[Source code of charts]
## begin
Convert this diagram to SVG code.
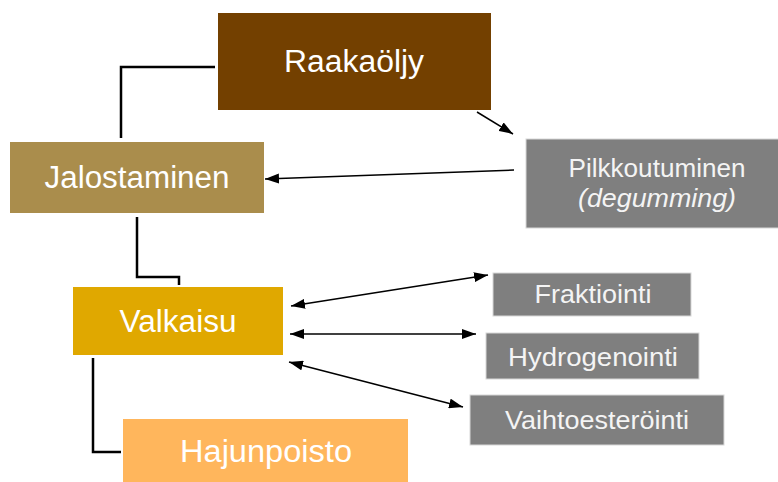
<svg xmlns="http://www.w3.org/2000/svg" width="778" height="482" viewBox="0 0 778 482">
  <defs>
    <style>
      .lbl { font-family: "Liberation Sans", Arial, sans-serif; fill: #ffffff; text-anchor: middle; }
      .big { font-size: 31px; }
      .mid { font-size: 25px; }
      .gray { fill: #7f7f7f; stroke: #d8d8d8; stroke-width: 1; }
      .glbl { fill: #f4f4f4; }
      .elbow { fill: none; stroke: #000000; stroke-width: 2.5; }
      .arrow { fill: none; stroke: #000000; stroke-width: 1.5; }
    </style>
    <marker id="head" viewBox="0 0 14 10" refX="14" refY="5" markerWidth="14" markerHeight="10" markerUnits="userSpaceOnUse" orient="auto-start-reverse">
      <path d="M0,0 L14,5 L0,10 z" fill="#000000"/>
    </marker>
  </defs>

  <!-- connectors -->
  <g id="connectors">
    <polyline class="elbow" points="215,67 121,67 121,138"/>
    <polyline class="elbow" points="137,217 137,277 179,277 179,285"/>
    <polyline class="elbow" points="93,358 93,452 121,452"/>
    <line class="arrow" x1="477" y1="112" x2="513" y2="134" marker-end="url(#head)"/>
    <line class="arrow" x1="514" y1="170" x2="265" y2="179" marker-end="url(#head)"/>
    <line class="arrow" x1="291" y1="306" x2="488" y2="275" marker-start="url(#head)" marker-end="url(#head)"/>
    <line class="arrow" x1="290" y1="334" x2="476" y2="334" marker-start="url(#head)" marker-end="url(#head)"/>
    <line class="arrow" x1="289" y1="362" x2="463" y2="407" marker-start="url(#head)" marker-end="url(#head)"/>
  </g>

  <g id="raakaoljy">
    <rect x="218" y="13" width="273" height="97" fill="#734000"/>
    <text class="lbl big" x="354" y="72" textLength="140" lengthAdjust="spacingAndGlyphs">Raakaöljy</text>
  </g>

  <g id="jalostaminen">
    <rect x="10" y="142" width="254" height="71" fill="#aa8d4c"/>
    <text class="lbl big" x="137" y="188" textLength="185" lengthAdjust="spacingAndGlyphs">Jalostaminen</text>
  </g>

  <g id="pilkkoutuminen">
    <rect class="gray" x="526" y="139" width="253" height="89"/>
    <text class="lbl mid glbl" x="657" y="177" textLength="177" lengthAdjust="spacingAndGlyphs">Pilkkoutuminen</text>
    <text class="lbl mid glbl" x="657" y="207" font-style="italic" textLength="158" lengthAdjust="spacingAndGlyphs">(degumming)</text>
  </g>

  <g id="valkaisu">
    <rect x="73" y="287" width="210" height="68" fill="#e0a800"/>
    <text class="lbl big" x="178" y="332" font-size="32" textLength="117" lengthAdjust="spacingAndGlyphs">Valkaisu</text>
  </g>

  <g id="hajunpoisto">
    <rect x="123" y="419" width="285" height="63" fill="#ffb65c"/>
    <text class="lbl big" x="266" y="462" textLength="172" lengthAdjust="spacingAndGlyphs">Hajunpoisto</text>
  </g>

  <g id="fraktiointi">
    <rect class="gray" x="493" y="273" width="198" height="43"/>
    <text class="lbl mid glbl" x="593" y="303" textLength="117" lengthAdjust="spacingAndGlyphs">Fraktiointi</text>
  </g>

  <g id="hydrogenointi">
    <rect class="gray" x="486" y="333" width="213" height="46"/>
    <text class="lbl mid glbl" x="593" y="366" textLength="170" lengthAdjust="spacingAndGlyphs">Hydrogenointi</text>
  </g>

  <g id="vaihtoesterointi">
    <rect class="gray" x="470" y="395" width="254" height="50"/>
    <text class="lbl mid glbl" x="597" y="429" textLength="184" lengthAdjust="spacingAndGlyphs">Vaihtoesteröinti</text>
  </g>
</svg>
## end
## begin
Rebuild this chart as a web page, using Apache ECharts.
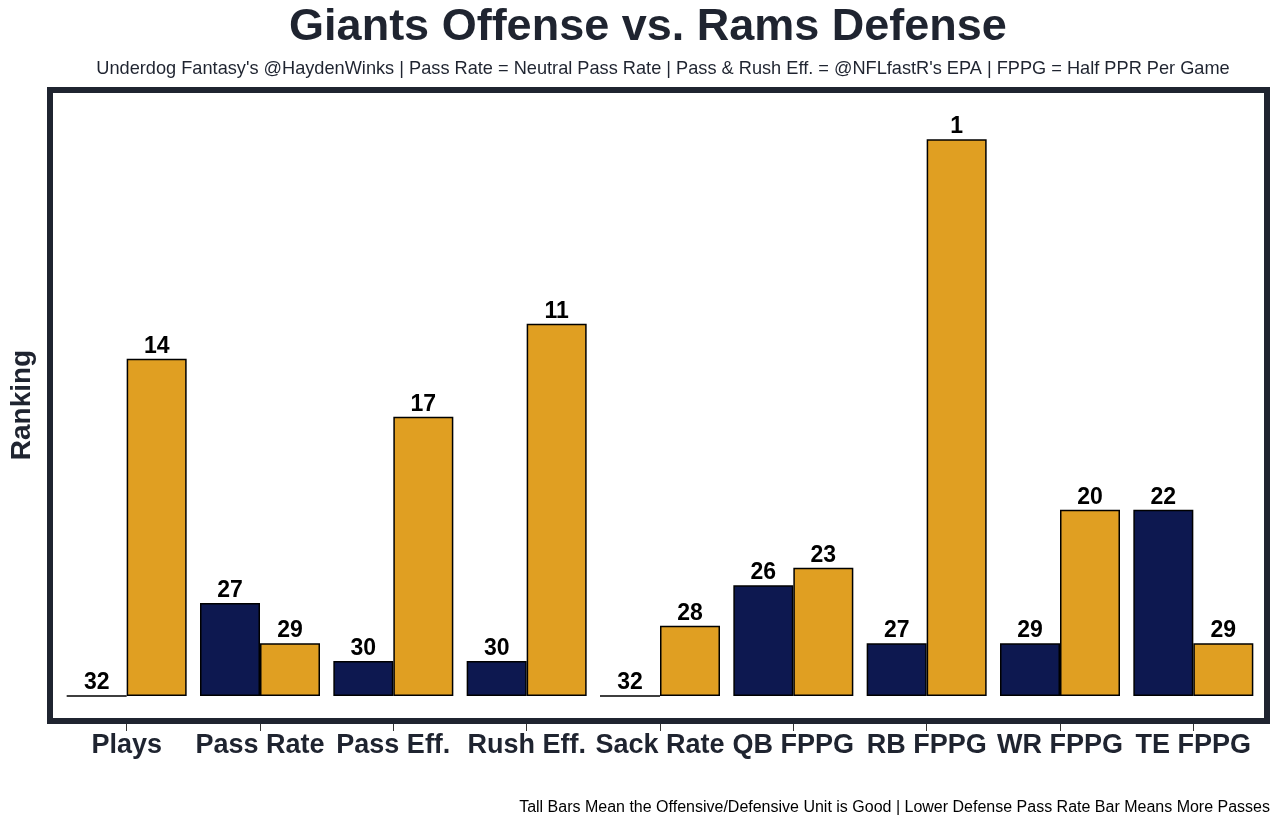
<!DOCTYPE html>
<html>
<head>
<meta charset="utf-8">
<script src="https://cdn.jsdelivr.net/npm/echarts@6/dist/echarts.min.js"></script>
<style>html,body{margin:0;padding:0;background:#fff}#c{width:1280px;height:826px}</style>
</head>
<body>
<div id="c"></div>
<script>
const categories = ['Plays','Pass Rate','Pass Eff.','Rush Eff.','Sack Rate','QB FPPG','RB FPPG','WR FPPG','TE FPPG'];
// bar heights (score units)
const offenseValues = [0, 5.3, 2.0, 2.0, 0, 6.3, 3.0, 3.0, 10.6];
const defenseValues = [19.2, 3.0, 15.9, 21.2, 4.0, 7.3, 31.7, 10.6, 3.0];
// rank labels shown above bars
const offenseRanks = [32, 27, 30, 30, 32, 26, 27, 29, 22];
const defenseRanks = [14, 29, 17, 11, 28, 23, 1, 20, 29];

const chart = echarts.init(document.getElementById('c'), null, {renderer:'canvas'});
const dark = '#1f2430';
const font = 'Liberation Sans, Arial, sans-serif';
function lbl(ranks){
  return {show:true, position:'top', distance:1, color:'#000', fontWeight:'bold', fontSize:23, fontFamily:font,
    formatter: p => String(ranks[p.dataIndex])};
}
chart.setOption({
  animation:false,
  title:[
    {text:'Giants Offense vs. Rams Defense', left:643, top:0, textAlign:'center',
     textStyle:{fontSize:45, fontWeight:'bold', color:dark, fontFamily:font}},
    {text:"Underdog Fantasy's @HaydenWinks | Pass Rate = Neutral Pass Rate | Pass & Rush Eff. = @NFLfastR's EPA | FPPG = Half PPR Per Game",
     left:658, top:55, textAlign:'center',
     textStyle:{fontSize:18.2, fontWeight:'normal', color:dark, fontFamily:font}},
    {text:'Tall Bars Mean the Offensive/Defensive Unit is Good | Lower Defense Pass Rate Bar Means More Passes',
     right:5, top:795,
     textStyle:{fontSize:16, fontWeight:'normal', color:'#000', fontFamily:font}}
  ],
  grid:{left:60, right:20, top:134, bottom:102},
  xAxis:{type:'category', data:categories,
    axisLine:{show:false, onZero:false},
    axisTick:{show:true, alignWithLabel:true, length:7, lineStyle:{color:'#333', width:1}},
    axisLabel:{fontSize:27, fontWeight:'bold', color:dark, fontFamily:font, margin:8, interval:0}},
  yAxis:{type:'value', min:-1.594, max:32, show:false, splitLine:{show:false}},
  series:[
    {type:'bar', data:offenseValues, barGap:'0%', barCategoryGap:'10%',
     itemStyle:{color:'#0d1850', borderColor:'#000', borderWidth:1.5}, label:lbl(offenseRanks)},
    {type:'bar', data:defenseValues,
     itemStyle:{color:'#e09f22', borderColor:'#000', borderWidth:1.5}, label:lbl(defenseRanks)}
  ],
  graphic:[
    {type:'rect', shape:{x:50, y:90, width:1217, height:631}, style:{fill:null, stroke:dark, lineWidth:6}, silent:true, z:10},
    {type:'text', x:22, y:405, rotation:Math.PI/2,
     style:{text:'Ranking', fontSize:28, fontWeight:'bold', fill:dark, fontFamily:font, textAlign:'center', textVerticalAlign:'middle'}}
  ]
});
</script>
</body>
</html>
## end
### What is needed
From the line that has "Rebuild this chart" through the line that has "1, 20, 29];", reproduce each line exactly as it stands and nothing else; do not include any pictures.

### Answer to this task
Rebuild this chart as a web page, using Apache ECharts.
<!DOCTYPE html>
<html>
<head>
<meta charset="utf-8">
<script src="https://cdn.jsdelivr.net/npm/echarts@6/dist/echarts.min.js"></script>
<style>html,body{margin:0;padding:0;background:#fff}#c{width:1280px;height:826px}</style>
</head>
<body>
<div id="c"></div>
<script>
const categories = ['Plays','Pass Rate','Pass Eff.','Rush Eff.','Sack Rate','QB FPPG','RB FPPG','WR FPPG','TE FPPG'];
// bar heights (score units)
const offenseValues = [0, 5.3, 2.0, 2.0, 0, 6.3, 3.0, 3.0, 10.6];
const defenseValues = [19.2, 3.0, 15.9, 21.2, 4.0, 7.3, 31.7, 10.6, 3.0];
// rank labels shown above bars
const offenseRanks = [32, 27, 30, 30, 32, 26, 27, 29, 22];
const defenseRanks = [14, 29, 17, 11, 28, 23, 1, 20, 29];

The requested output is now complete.